Li offers 18 different varieties, including pork with string bean, chicken with celery, lamb with Chinese vegetable, beef with carrot and shrimp with green chives. We began our foray into the dumpling kingdom with an order of Steamed Pork Dumplings with Corn (12 for $6.45). The juicy filling clearly incorporated fresh ground pork and whole kernels of sweet corn. The skins were good, not too thick or doughy.
Li produced a good version of volcano-shaped Shanghai Soup Dumplings (6 for $4.95), which spurted pork juice after piercing the dumpling skins with my teeth.
Potstickers ($5.95) were crisp on the bottom, with a mince of pork, green onion, Napa cabbage. The menu also listed a mysterious 108-degree sauce, whatever that is. The skins could have been a little thinner, and I would have appreciated a fraction more caramelization, but those are minor quibbles. These were good potstickers.

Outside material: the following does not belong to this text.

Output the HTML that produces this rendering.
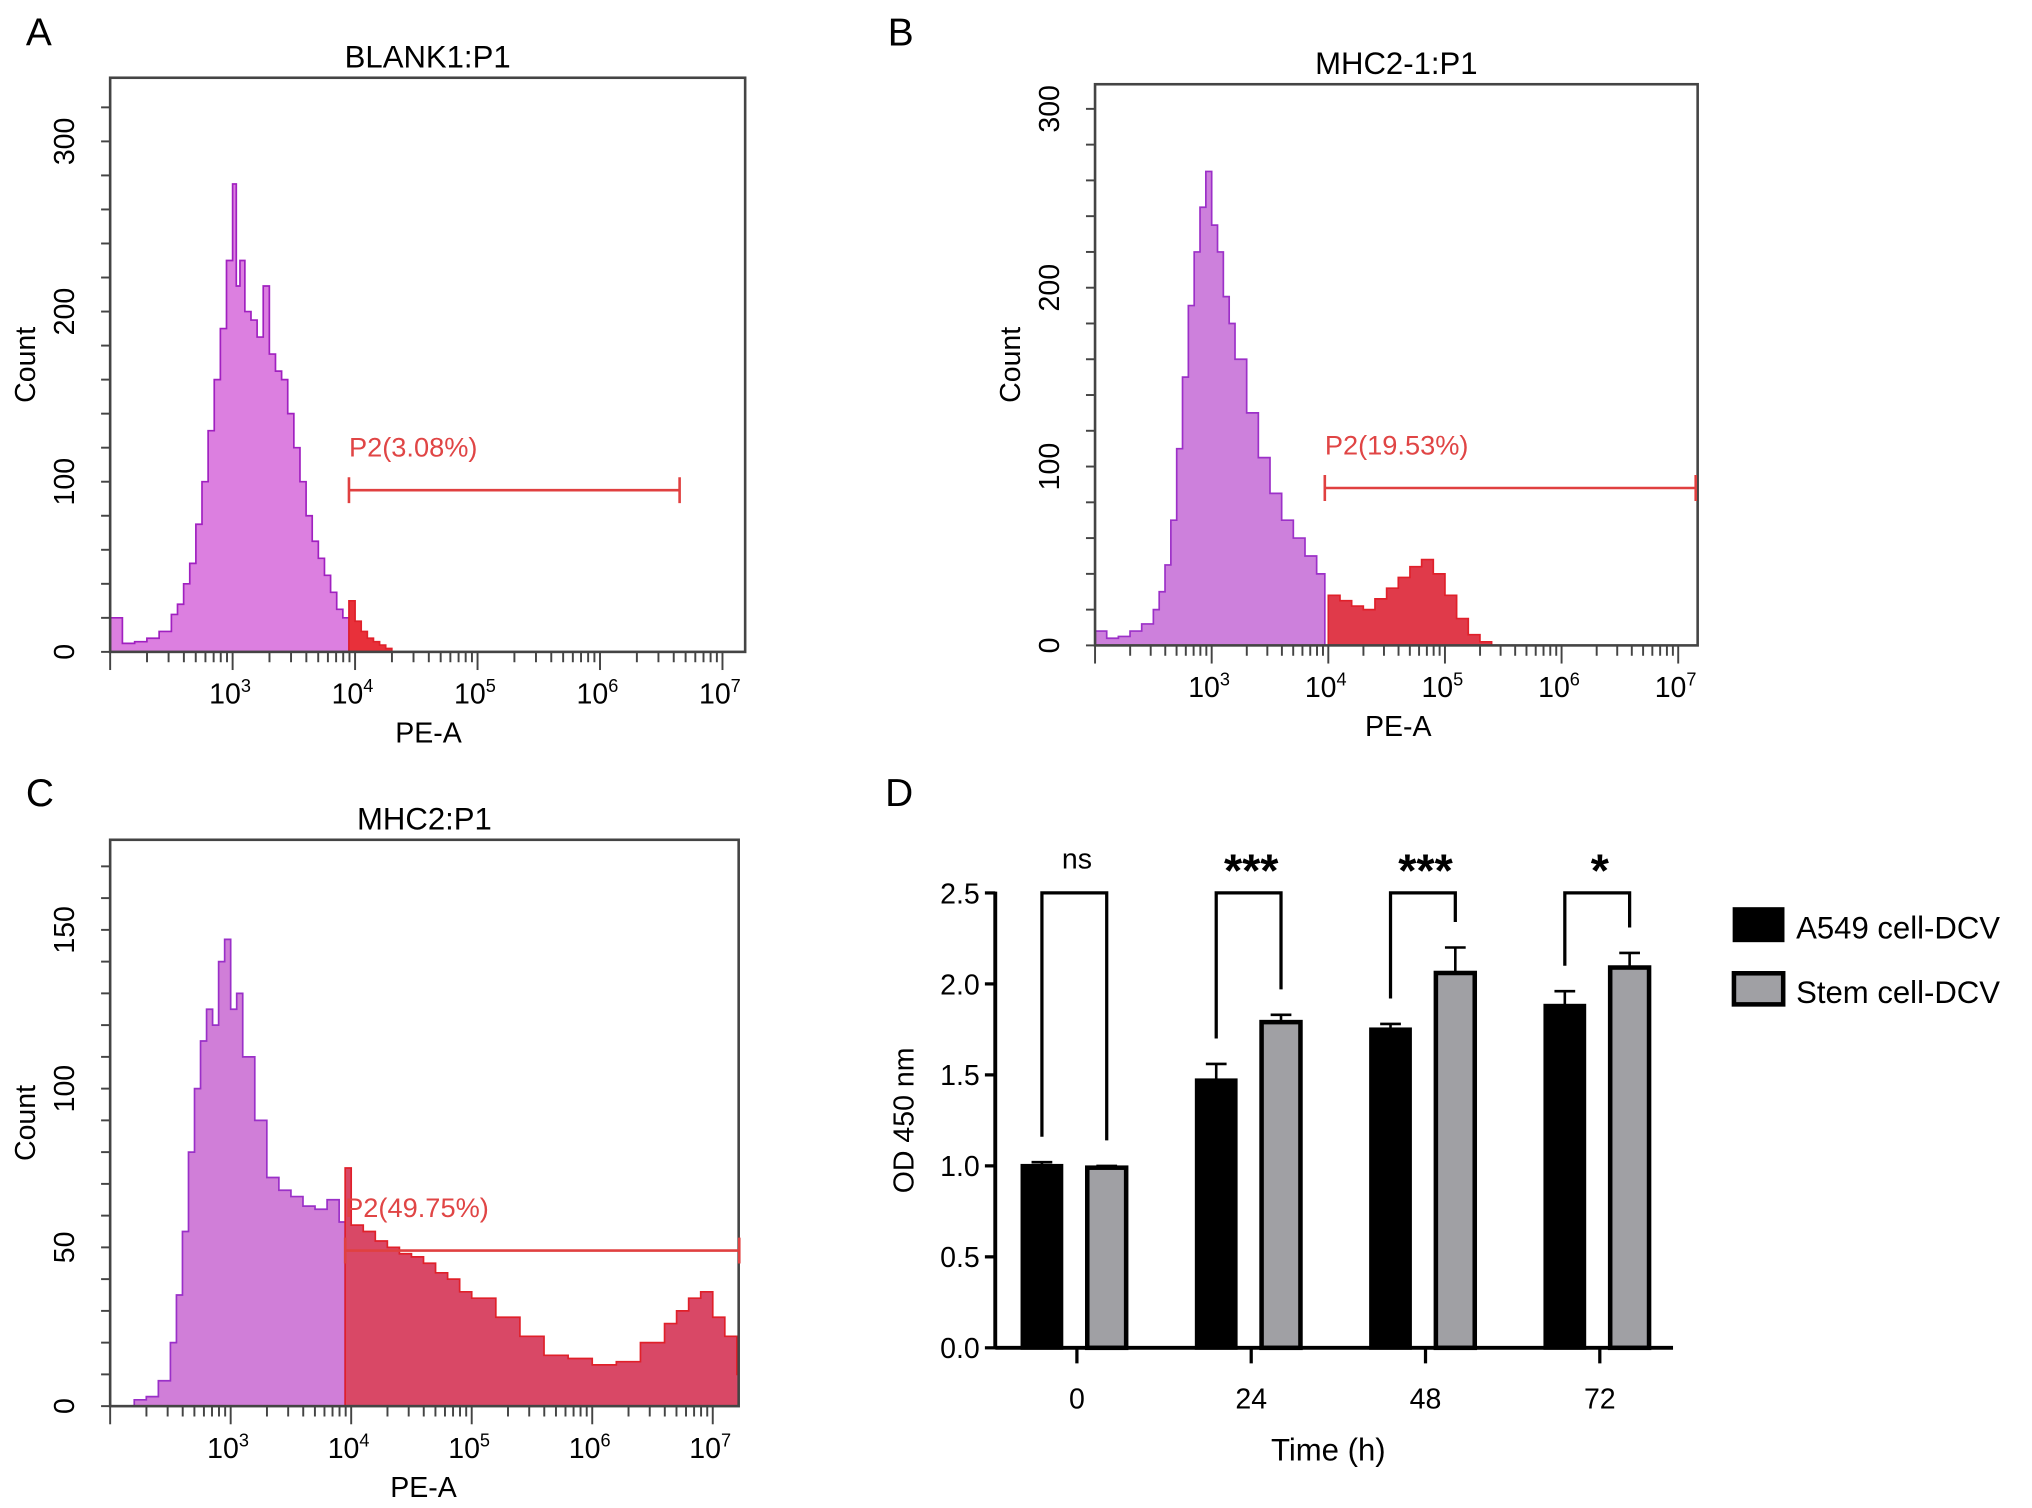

We downed 24 dumplings, then explored the Kingdom’s grill. Pork Chops ($8.50) were marinated with garlic-soy sauce, which caramelized nicely on the char-grilled pig meat. The entree was supposed to come with David’s kimchi, but we received a dish of boiled peanuts instead, along with spears of grilled zucchini and eggplant, and a small pile of nutty brown rice.
Chicken cooked under a brick ($9.50) is typically a Tuscan dish, but not in David Li’s kitchen. The half-bird was treated to a five-spice marinade. David repeatedly apologized for overcooking the bird, but we couldn’t understand why. It was smoky, with crisp skin. It came with fat spears of asparagus, brown rice and a dish of soy sauce, not that the chicken needed a boost.
David felt the need to make amends for the bird he supposedly botched. As a result, he treated us to a complimentary crème brûlée. He held a kitchen torch to the ramekin right near my head, which was kind of off-putting. Thankfully my hair didn’t receive the Michael Jackson treatment, and the crème brulee became hot and custardy, flecked with bits of fresh-ground vanilla bean.
David Li’s Kingdom of Dumplings may not look like much from the outside, or even from the inside, but the food was good enough (and cheap enough) to more than justify a drive across the city.